▸ Exercise aim: The material below has pictures in it. Set down only the lines from the line containing "Reproduce this chart with Plotly." through the line containing "m in range(12)][:83]", word for word, and leave the pictures behind.

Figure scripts
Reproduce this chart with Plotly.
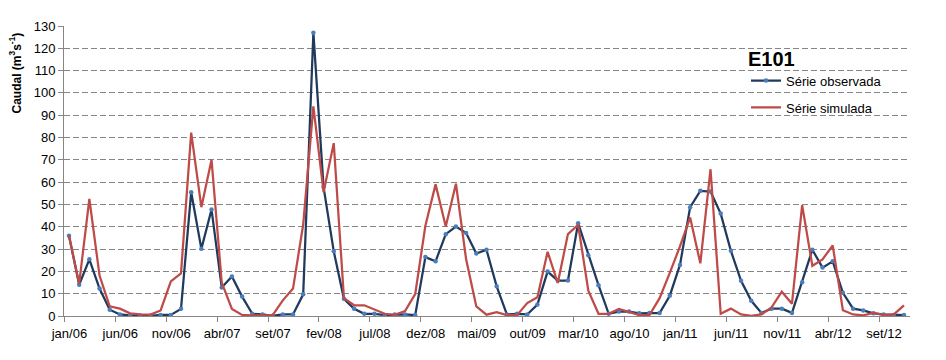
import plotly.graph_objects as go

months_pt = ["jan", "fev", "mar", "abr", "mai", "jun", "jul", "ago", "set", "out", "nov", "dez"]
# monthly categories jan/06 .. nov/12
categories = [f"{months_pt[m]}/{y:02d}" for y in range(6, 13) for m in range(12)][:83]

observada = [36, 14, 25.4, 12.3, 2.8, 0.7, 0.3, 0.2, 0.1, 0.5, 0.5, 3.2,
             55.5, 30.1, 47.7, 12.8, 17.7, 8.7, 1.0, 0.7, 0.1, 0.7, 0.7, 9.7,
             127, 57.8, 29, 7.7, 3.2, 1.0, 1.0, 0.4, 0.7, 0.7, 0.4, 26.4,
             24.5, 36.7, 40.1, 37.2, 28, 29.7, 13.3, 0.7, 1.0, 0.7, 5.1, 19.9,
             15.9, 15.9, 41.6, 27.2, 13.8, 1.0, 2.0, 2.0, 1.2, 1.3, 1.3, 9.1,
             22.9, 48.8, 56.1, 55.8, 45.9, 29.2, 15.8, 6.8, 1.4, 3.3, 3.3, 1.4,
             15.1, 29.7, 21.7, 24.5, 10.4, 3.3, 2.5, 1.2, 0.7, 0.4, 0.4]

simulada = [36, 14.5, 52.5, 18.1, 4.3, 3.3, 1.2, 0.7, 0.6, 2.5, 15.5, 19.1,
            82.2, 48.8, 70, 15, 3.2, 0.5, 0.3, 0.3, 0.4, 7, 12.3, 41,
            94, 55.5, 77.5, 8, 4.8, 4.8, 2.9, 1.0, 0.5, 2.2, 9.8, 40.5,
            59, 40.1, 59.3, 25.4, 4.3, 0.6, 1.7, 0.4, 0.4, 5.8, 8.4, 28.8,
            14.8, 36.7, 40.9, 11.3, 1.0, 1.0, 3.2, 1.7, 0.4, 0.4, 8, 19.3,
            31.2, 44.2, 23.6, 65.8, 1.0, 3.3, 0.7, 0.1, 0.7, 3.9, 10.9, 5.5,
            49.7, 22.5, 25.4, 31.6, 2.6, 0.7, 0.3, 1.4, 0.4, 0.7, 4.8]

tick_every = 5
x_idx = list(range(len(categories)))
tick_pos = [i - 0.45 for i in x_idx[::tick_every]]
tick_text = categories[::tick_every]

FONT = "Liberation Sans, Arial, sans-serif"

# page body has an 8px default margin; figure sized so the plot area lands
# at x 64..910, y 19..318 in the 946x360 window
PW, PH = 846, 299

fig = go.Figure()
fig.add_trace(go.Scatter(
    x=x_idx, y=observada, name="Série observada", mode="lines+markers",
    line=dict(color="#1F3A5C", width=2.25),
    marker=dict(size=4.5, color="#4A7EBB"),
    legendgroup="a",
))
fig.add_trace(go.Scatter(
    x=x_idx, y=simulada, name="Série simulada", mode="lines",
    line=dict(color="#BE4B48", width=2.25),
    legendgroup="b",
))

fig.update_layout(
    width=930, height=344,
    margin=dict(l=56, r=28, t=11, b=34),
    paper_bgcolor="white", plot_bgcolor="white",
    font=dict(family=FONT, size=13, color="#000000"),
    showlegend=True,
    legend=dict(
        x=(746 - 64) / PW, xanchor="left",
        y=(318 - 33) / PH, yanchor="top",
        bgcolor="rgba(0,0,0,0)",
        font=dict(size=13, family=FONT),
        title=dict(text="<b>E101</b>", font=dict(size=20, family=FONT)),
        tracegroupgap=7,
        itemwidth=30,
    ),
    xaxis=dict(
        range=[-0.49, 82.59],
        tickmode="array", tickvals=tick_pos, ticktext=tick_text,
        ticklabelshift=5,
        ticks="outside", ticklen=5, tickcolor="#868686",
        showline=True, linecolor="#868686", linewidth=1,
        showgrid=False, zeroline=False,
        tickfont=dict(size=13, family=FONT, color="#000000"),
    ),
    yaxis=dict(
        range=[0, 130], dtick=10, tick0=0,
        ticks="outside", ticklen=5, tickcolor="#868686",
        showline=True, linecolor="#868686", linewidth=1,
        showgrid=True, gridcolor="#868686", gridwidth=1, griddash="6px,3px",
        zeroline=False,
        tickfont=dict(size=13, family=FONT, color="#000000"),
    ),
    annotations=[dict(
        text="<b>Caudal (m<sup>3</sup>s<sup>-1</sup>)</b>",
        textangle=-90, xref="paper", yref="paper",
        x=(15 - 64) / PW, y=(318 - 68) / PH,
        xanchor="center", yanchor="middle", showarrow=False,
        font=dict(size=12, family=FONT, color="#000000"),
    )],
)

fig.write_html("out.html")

...

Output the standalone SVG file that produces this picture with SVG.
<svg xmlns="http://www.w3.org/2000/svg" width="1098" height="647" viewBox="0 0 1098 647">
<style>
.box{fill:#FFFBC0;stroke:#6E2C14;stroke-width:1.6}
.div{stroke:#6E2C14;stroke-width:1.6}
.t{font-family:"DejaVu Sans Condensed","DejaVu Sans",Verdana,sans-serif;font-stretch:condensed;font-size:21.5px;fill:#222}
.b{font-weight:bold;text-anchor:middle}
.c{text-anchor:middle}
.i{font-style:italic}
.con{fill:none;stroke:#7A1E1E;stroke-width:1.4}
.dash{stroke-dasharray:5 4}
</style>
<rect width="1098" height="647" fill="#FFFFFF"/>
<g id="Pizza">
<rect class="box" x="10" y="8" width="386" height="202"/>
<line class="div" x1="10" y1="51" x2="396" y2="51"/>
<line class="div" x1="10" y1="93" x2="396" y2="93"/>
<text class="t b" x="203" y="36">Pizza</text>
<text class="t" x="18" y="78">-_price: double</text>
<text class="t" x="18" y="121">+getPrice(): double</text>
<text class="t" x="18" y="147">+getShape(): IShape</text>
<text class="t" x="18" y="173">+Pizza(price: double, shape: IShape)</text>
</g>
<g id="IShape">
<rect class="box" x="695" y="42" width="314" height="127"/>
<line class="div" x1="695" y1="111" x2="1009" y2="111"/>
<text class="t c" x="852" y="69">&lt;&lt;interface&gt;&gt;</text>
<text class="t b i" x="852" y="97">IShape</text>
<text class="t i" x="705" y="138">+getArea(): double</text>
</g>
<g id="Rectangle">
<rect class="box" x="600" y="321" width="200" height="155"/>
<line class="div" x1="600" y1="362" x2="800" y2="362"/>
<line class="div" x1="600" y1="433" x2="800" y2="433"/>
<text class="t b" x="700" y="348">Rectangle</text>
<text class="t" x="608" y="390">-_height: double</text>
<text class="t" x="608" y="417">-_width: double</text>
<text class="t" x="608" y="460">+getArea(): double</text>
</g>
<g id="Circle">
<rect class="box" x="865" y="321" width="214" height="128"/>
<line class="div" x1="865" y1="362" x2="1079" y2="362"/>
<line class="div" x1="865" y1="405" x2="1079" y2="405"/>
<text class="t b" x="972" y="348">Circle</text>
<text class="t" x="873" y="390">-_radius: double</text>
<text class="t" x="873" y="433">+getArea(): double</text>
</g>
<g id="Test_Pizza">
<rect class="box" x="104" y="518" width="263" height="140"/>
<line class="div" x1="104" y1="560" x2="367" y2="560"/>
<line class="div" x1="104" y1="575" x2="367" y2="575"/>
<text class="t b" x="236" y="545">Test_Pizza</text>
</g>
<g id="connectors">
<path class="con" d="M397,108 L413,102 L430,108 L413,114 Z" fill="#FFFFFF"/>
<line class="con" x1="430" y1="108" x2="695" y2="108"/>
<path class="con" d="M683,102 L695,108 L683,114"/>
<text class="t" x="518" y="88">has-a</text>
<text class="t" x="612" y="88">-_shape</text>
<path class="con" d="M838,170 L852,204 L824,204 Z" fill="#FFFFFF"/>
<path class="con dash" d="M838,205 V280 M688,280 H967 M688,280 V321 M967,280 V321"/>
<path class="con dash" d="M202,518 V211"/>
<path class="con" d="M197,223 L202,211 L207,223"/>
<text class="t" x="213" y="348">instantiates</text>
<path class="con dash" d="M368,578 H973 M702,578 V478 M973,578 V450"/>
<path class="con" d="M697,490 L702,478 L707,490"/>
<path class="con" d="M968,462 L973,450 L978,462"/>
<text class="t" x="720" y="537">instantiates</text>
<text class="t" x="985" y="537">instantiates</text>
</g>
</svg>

▸ Written answer:
Reproduce this chart with Plotly.
import plotly.graph_objects as go

months_pt = ["jan", "fev", "mar", "abr", "mai", "jun", "jul", "ago", "set", "out", "nov", "dez"]
# monthly categories jan/06 .. nov/12
categories = [f"{months_pt[m]}/{y:02d}" for y in range(6, 13) for m in range(12)][:83]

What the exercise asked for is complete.